**Work required:**
Among the records that follow, set down only the lines from the one containing "Write a component" to the one containing "wall.a1 > wall.a0);", both included, exactly.

**Items:**
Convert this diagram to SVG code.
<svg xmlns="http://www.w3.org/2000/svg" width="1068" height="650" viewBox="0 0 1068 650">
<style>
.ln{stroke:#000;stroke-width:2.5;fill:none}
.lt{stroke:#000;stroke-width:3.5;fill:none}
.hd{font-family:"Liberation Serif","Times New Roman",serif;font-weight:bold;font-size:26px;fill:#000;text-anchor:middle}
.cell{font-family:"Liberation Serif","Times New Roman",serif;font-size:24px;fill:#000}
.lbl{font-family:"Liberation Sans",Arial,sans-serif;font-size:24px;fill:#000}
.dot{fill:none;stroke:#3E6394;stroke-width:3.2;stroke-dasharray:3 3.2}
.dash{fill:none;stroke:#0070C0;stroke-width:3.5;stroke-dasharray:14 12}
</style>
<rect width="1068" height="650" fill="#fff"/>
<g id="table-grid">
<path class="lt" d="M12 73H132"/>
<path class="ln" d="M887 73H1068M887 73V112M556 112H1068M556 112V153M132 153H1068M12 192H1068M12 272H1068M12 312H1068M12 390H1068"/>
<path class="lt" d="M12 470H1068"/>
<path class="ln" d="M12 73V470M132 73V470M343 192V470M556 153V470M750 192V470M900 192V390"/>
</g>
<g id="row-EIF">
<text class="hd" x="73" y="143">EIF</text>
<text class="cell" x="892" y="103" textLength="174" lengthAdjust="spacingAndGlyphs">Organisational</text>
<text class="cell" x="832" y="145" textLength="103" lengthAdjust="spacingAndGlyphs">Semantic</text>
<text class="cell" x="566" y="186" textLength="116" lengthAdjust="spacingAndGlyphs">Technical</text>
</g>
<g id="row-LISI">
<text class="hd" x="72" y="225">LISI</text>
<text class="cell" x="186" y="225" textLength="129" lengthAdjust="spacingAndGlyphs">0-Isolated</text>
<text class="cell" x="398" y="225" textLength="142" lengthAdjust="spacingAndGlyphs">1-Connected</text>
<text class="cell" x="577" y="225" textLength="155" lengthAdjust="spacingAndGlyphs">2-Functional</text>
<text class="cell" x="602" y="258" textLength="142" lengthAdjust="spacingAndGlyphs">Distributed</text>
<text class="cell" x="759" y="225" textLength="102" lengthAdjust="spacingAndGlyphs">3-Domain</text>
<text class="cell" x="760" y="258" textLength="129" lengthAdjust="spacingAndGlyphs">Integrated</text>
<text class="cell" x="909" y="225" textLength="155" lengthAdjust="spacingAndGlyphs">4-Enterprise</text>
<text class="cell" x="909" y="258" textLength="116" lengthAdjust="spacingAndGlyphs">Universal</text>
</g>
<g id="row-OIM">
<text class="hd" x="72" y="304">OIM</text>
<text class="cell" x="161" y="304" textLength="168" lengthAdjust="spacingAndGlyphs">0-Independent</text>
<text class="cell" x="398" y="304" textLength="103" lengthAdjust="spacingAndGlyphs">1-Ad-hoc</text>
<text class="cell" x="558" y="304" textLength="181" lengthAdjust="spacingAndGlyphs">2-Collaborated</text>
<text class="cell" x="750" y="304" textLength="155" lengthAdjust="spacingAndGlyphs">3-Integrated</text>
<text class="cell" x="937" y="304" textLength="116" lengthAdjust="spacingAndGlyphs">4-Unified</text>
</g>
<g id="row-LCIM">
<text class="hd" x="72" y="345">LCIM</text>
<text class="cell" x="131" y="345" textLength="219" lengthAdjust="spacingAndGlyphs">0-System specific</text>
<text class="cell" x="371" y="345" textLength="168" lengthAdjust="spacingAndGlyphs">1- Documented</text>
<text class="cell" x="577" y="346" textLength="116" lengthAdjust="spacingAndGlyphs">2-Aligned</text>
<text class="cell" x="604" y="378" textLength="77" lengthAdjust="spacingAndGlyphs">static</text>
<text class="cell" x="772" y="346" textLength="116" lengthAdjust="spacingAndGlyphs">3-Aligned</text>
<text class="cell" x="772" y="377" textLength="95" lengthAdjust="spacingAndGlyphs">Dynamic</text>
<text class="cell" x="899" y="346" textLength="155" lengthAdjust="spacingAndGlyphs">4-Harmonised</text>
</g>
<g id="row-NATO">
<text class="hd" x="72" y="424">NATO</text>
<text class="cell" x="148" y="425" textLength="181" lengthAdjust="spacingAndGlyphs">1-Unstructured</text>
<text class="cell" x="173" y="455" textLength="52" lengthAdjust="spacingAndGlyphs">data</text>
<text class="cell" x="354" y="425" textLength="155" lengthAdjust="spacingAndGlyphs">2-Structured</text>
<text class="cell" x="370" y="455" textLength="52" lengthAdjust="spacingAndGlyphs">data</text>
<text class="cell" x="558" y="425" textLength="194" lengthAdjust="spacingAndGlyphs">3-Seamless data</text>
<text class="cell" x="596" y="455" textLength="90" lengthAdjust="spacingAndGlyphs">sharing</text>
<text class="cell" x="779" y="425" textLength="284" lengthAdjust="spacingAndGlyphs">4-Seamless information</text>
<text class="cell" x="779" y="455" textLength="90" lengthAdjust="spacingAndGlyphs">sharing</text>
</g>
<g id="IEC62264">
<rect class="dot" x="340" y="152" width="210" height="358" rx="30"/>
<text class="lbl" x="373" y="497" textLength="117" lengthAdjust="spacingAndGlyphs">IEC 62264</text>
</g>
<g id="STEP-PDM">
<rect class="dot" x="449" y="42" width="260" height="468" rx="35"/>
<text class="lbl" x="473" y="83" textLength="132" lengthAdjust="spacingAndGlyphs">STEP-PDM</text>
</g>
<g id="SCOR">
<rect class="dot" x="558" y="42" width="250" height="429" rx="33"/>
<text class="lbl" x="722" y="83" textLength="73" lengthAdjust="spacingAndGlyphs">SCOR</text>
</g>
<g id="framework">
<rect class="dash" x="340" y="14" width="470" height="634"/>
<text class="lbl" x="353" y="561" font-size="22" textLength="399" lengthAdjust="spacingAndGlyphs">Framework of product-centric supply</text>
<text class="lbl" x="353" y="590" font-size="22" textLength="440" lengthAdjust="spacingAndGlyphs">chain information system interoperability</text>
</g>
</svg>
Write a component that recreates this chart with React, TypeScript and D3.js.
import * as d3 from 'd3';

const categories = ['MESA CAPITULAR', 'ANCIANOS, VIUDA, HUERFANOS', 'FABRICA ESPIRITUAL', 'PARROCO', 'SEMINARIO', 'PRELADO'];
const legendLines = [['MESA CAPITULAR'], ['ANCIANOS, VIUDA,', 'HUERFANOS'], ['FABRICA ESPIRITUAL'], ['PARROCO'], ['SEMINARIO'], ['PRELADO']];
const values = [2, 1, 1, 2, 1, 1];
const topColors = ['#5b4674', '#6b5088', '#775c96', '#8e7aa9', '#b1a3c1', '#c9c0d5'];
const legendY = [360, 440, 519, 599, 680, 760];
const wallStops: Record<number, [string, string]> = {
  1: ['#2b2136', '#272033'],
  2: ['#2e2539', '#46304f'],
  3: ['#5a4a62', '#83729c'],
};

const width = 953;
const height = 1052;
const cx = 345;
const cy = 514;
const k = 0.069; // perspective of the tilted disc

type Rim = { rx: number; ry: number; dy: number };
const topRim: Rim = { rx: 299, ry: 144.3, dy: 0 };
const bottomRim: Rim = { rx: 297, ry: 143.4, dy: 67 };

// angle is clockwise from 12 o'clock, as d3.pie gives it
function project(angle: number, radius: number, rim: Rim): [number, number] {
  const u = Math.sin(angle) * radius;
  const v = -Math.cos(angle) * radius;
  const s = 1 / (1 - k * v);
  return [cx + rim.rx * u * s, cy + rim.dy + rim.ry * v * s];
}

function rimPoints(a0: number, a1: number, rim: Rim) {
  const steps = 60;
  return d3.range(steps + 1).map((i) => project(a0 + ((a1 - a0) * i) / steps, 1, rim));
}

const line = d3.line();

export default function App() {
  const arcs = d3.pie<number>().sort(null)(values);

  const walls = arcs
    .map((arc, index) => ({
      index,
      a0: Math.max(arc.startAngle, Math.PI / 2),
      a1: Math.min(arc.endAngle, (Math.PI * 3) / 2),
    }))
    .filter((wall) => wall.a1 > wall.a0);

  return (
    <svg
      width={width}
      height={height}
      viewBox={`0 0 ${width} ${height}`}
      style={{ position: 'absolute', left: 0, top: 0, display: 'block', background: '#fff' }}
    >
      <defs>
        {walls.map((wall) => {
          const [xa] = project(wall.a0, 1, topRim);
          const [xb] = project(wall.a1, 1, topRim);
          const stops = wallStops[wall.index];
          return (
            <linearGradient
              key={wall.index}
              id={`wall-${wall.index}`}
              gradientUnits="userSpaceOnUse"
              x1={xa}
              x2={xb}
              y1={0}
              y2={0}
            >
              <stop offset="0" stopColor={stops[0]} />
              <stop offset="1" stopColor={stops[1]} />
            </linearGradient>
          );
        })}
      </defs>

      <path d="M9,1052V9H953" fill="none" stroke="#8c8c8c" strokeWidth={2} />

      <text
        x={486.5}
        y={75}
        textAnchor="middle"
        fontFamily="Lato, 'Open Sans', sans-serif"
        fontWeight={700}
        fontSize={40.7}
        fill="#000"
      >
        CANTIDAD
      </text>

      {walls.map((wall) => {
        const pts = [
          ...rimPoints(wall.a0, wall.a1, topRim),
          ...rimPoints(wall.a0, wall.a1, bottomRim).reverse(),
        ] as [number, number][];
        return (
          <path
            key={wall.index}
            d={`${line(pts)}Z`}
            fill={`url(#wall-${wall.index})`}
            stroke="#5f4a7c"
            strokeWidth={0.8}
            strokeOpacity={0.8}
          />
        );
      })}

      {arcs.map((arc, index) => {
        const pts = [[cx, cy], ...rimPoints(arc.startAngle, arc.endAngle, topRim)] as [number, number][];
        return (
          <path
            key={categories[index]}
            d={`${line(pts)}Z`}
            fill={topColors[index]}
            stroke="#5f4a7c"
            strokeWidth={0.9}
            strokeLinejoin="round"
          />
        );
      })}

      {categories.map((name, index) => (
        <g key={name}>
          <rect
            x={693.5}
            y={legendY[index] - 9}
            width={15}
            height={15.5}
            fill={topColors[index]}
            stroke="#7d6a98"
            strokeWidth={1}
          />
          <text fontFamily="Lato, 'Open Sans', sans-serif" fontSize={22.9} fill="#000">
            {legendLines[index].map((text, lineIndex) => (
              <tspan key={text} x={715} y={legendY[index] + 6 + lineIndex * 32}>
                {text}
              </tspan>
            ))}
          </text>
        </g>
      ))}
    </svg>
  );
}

**Problem solution:**
Write a component that recreates this chart with React, TypeScript and D3.js.
import * as d3 from 'd3';

const categories = ['MESA CAPITULAR', 'ANCIANOS, VIUDA, HUERFANOS', 'FABRICA ESPIRITUAL', 'PARROCO', 'SEMINARIO', 'PRELADO'];
const legendLines = [['MESA CAPITULAR'], ['ANCIANOS, VIUDA,', 'HUERFANOS'], ['FABRICA ESPIRITUAL'], ['PARROCO'], ['SEMINARIO'], ['PRELADO']];
const values = [2, 1, 1, 2, 1, 1];
const topColors = ['#5b4674', '#6b5088', '#775c96', '#8e7aa9', '#b1a3c1', '#c9c0d5'];
const legendY = [360, 440, 519, 599, 680, 760];
const wallStops: Record<number, [string, string]> = {
  1: ['#2b2136', '#272033'],
  2: ['#2e2539', '#46304f'],
  3: ['#5a4a62', '#83729c'],
};

const width = 953;
const height = 1052;
const cx = 345;
const cy = 514;
const k = 0.069; // perspective of the tilted disc

type Rim = { rx: number; ry: number; dy: number };
const topRim: Rim = { rx: 299, ry: 144.3, dy: 0 };
const bottomRim: Rim = { rx: 297, ry: 143.4, dy: 67 };

// angle is clockwise from 12 o'clock, as d3.pie gives it
function project(angle: number, radius: number, rim: Rim): [number, number] {
  const u = Math.sin(angle) * radius;
  const v = -Math.cos(angle) * radius;
  const s = 1 / (1 - k * v);
  return [cx + rim.rx * u * s, cy + rim.dy + rim.ry * v * s];
}

function rimPoints(a0: number, a1: number, rim: Rim) {
  const steps = 60;
  return d3.range(steps + 1).map((i) => project(a0 + ((a1 - a0) * i) / steps, 1, rim));
}

const line = d3.line();

export default function App() {
  const arcs = d3.pie<number>().sort(null)(values);

  const walls = arcs
    .map((arc, index) => ({
      index,
      a0: Math.max(arc.startAngle, Math.PI / 2),
      a1: Math.min(arc.endAngle, (Math.PI * 3) / 2),
    }))
    .filter((wall) => wall.a1 > wall.a0);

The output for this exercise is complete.